- TASK DIRECTIONS
Output every line exactly as written. Leave out pictures.

- COLLECTED DATA
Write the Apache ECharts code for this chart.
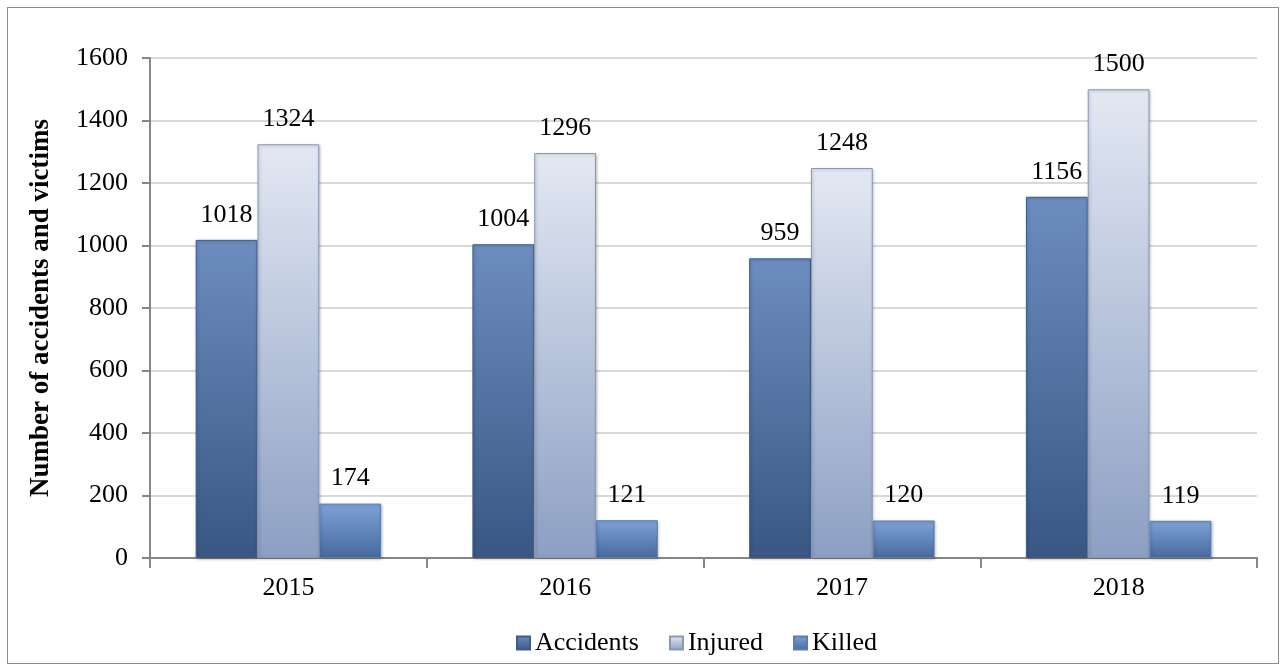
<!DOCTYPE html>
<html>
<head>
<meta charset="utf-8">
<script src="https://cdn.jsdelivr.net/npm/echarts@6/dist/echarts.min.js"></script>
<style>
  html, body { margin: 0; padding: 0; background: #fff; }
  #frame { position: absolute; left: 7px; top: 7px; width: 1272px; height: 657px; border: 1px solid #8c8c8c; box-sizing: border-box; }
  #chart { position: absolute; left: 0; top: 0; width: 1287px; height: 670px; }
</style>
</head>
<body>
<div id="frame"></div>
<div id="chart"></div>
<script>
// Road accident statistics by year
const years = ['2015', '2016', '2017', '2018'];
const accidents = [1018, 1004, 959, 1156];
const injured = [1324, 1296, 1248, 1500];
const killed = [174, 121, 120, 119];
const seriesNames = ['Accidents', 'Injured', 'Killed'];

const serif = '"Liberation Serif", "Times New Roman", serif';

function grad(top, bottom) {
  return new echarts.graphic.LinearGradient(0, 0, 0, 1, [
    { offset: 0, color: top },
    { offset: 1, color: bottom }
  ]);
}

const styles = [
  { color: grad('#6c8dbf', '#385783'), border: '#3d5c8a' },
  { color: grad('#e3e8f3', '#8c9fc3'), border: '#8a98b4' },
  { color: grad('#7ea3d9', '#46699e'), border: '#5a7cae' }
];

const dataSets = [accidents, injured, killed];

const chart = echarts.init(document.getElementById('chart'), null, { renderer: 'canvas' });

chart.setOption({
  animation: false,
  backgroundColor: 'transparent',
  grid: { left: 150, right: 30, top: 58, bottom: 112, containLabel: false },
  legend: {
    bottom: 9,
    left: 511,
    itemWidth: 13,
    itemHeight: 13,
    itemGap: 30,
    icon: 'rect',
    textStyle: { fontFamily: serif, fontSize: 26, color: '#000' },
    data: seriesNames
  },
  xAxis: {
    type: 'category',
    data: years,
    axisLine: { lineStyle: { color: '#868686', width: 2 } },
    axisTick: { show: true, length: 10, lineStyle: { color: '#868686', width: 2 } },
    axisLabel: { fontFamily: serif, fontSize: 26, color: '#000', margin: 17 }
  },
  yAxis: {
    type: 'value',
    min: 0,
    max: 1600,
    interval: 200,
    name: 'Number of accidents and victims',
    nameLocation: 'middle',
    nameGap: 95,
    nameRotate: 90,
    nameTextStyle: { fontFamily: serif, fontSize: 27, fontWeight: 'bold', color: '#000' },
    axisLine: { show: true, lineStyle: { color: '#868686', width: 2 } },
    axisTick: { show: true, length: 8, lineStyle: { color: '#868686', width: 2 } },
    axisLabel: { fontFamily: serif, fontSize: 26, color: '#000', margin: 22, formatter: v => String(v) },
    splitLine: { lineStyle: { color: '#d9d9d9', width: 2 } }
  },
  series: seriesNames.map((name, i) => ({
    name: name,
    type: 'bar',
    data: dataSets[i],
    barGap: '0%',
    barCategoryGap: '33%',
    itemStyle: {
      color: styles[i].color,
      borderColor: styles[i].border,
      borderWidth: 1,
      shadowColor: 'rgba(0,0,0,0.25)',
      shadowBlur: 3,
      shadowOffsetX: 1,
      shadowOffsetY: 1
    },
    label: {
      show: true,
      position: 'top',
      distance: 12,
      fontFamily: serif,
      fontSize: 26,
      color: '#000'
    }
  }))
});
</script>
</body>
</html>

- ANSWER TO THIS PROBLEM
Write the Apache ECharts code for this chart.
<!DOCTYPE html>
<html>
<head>
<meta charset="utf-8">
<script src="https://cdn.jsdelivr.net/npm/echarts@6/dist/echarts.min.js"></script>
<style>
  html, body { margin: 0; padding: 0; background: #fff; }
  #frame { position: absolute; left: 7px; top: 7px; width: 1272px; height: 657px; border: 1px solid #8c8c8c; box-sizing: border-box; }
  #chart { position: absolute; left: 0; top: 0; width: 1287px; height: 670px; }
</style>
</head>
<body>
<div id="frame"></div>
<div id="chart"></div>
<script>
// Road accident statistics by year
const years = ['2015', '2016', '2017', '2018'];
const accidents = [1018, 1004, 959, 1156];
const injured = [1324, 1296, 1248, 1500];
const killed = [174, 121, 120, 119];
const seriesNames = ['Accidents', 'Injured', 'Killed'];

const serif = '"Liberation Serif", "Times New Roman", serif';

function grad(top, bottom) {
  return new echarts.graphic.LinearGradient(0, 0, 0, 1, [
    { offset: 0, color: top },
    { offset: 1, color: bottom }
  ]);
}

const styles = [
  { color: grad('#6c8dbf', '#385783'), border: '#3d5c8a' },
  { color: grad('#e3e8f3', '#8c9fc3'), border: '#8a98b4' },
  { color: grad('#7ea3d9', '#46699e'), border: '#5a7cae' }
];

const dataSets = [accidents, injured, killed];

const chart = echarts.init(document.getElementById('chart'), null, { renderer: 'canvas' });

chart.setOption({
  animation: false,
  backgroundColor: 'transparent',
  grid: { left: 150, right: 30, top: 58, bottom: 112, containLabel: false },
  legend: {
    bottom: 9,
    left: 511,
    itemWidth: 13,
    itemHeight: 13,
    itemGap: 30,
    icon: 'rect',
    textStyle: { fontFamily: serif, fontSize: 26, color: '#000' },
    data: seriesNames
  },
  xAxis: {
    type: 'category',
    data: years,
    axisLine: { lineStyle: { color: '#868686', width: 2 } },
    axisTick: { show: true, length: 10, lineStyle: { color: '#868686', width: 2 } },
    axisLabel: { fontFamily: serif, fontSize: 26, color: '#000', margin: 17 }
  },
  yAxis: {
    type: 'value',
    min: 0,
    max: 1600,
    interval: 200,
    name: 'Number of accidents and victims',
    nameLocation: 'middle',
    nameGap: 95,
    nameRotate: 90,
    nameTextStyle: { fontFamily: serif, fontSize: 27, fontWeight: 'bold', color: '#000' },
    axisLine: { show: true, lineStyle: { color: '#868686', width: 2 } },
    axisTick: { show: true, length: 8, lineStyle: { color: '#868686', width: 2 } },
    axisLabel: { fontFamily: serif, fontSize: 26, color: '#000', margin: 22, formatter: v => String(v) },
    splitLine: { lineStyle: { color: '#d9d9d9', width: 2 } }
  },
  series: seriesNames.map((name, i) => ({
    name: name,
    type: 'bar',
    data: dataSets[i],
    barGap: '0%',
    barCategoryGap: '33%',
    itemStyle: {
      color: styles[i].color,
      borderColor: styles[i].border,
      borderWidth: 1,
      shadowColor: 'rgba(0,0,0,0.25)',
      shadowBlur: 3,
      shadowOffsetX: 1,
      shadowOffsetY: 1
    },
    label: {
      show: true,
      position: 'top',
      distance: 12,
      fontFamily: serif,
      fontSize: 26,
      color: '#000'
    }
  }))
});
</script>
</body>
</html>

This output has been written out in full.